Also posted at O’Reilly Broadcast. A long time ago, I had to learn from scratch how to manage visual designers, after having started out as a composer and audio producer, with no training in graphic arts — back then I thought of it as “the blind leading the deaf.”
Luckily, I found that most of the skills I’d developed while working with sound carried over to other disciplines, too. There’s one skill above all that I believe managers need to master in order to get the best work from a designer or any creative professional:
Talk about why, not how.
Tell your designer why you want the new design, not how it should be done.
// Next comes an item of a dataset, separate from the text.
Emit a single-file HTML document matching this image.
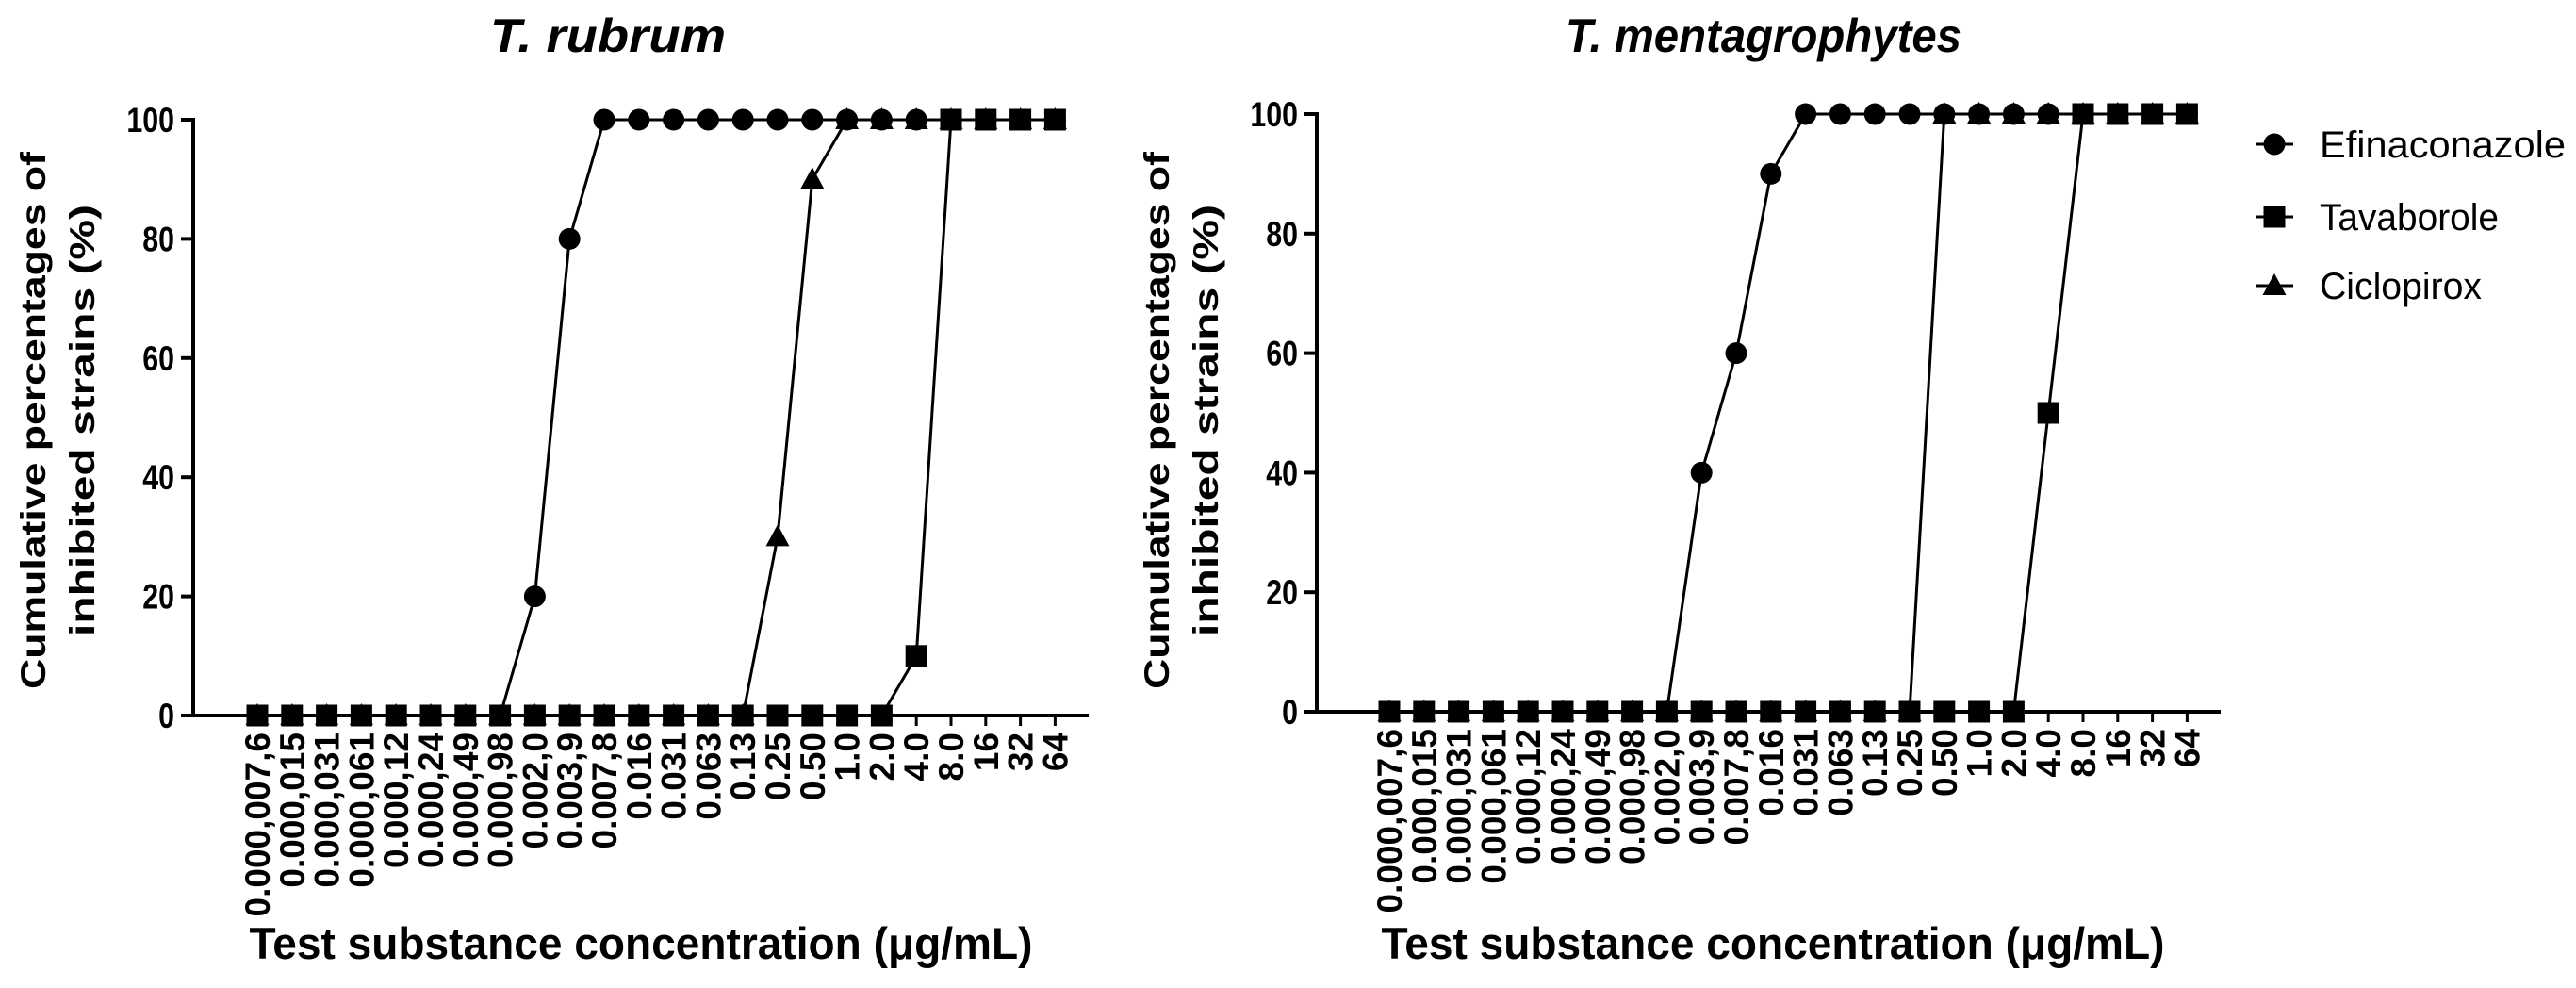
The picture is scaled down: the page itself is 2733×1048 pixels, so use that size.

For example, let’s say you need a new logo. The why of that logo is probably that you want to express what you stand for to the people you want to reach. Tell your designer about that, using simple, emotional language.
Then let the designer design. That means allowing him or her to come up with solutions to the challenge you’ve posed, using the language of design — a language you probably have not mastered to anything like the same extent.
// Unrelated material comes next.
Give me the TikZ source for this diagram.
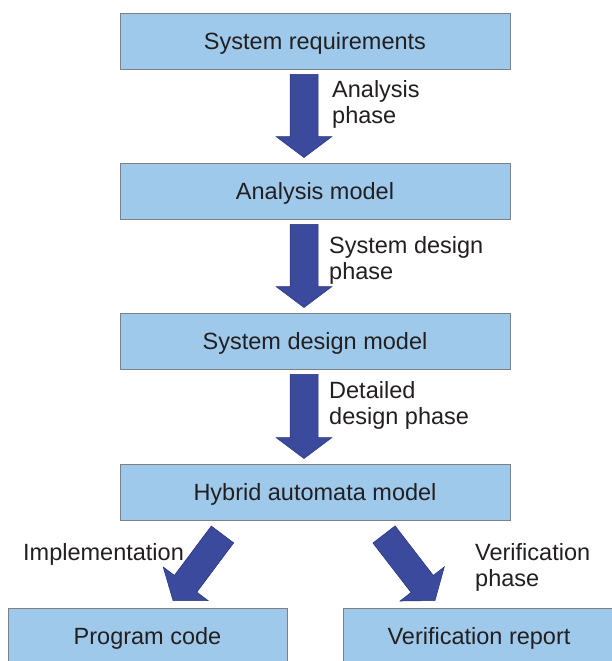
\documentclass[tikz,border=0pt]{standalone}
\usepackage{fontspec}
\setmainfont{Liberation Sans}
\usetikzlibrary{calc}
\definecolor{boxfill}{RGB}{158,201,235}
\definecolor{boxline}{RGB}{128,128,128}
\definecolor{arrfill}{RGB}{60,74,158}
\definecolor{arrline}{RGB}{40,50,120}
\definecolor{txt}{RGB}{35,31,32}
\newcommand\blockarrow[2]{%
  \coordinate (tmpB) at ($(#2)!21pt!(#1)$);
  \draw[barrow] ($(#1)!14pt!90:(#2)$) -- ($(tmpB)!14pt!90:(#2)$) -- ($(tmpB)!28pt!90:(#2)$) -- (#2)
    -- ($(tmpB)!28pt!-90:(#2)$) -- ($(tmpB)!14pt!-90:(#2)$) -- ($(#1)!14pt!-90:(#2)$) -- cycle;}
\begin{document}
\begin{tikzpicture}[x=1pt,y=-1pt,
  box/.style={draw=boxline, line width=0.9pt, fill=boxfill, inner sep=0pt,
    minimum height=56pt, text height=17pt, text depth=0pt,
    font=\fontsize{23.5}{26.5}\selectfont, text=txt},
  lbl/.style={inner sep=0pt, anchor=base west, font=\fontsize{23.5}{26.5}\selectfont, text=txt},
  barrow/.style={fill=arrfill, draw=arrline, line width=0.5pt, line join=miter}]
\path[use as bounding box, clip] (0,0) rectangle (612,661);
\fill[white] (0,0) rectangle (612,661);
\node[box, minimum width=390pt] (r1) at (315,41) {System requirements};
\node[box, minimum width=390pt] (r2) at (315,191) {Analysis model};
\node[box, minimum width=390pt] (r3) at (315,341) {System design model};
\node[box, minimum width=390pt] (r4) at (315,492) {Hybrid automata model};
\node[box, minimum width=279pt] (r5) at (147.5,636) {Program code};
\node[box, minimum width=272pt] (r6) at (479,636) {Verification report};
\coordinate (a1s) at ($(r1.south)+(-11,5)$);
\coordinate (a1e) at ($(r2.north)+(-11,-5)$);
\coordinate (a2s) at ($(r2.south)+(-11,5)$);
\coordinate (a2e) at ($(r3.north)+(-11,-5)$);
\coordinate (a3s) at ($(r3.south)+(-11,5)$);
\coordinate (a3e) at ($(r4.north)+(-11,-5)$);
\coordinate (a4s) at ($(r4.south)+(-92.5,14)$);
\coordinate (a4e) at ($(r5.north)+(25.5,-7)$);
\coordinate (a5s) at ($(r4.south)+(69,14)$);
\coordinate (a5e) at ($(r6.north)+(-44,-7)$);
\blockarrow{a1s}{a1e}
\blockarrow{a2s}{a2e}
\blockarrow{a3s}{a3e}
\blockarrow{a4s}{a4e}
\blockarrow{a5s}{a5e}
\node[lbl] (l1) at (332,97) {\begin{tabular}[t]{@{}l@{}}Analysis\\phase\end{tabular}};
\node[lbl] (l2) at (329,253) {\begin{tabular}[t]{@{}l@{}}System design\\phase\end{tabular}};
\node[lbl] (l3) at (329,398) {\begin{tabular}[t]{@{}l@{}}Detailed\\design phase\end{tabular}};
\node[lbl] (l4) at (23,560) {Implementation};
\node[lbl] (l5) at (475,560) {\begin{tabular}[t]{@{}l@{}}Verification\\phase\end{tabular}};
\end{tikzpicture}
\end{document}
Because if you have, why do you need a designer?
Unfortunately for many design projects, though, it’s very common for managers to succumb to the urge to talk about how, not why — in other words, to try to take over some or all of the designer’s role.
Here’s an example that shows the difference.
Talking about why:
“We want to reach adolescents and young adults who care about making a difference in the world. We want our logo to express energy, action, hope and fun.”
Talking about how:
“I see that a lot people are using a vibrant green these days, so let’s try that. But there are some greens I can’t stand, so make sure you show me before you use one. And arrows express progress, so how about if we make the letter T into an arrow?”
With the “why” guidance, a good designer will quickly start to get a feel for solutions, drawing on a world of possibilities to explore– a great many of which would probably never occur to a non-designer.
But with the “how” guidance, possibilities have been collapsed into the tiny corral just described by the manager. The designer’s imagination has been fettered, the job has become harder, and the odds of a great result have grown longer. Note that this is true even if the manager’s ideas are good ones. And often, the manager’s ideas are, well, the kind of ideas non-designers tend to come up with, such as in the example above, where our imaginary manager is:
- Chasing a trend (the vibrant green), without considering whether that trend matches the strategic objectives
- Expressing a personal preference (about shades of green) when what matters is how the target audience will respond
- Using a visual cliche (the arrow of progress), which will not help the design stand out.
None of this means that a manager should never suggest an idea. Good ideas come from all over, not least from managers. Good designers watch for them with an open mind. But it does mean that it works a lot better to make a good hire and then give the expert scope to do good work. If it turns out you haven’t made a good hire, that’s the problem you need to solve.
Telling your designer how to design is like hiring a plumber and then grabbing a wrench, pushing the plumber aside and starting on the pipes yourself. Design may look like more fun, but it’s a craft, like plumbing is — and in unskilled hands, the results can be nearly as messy.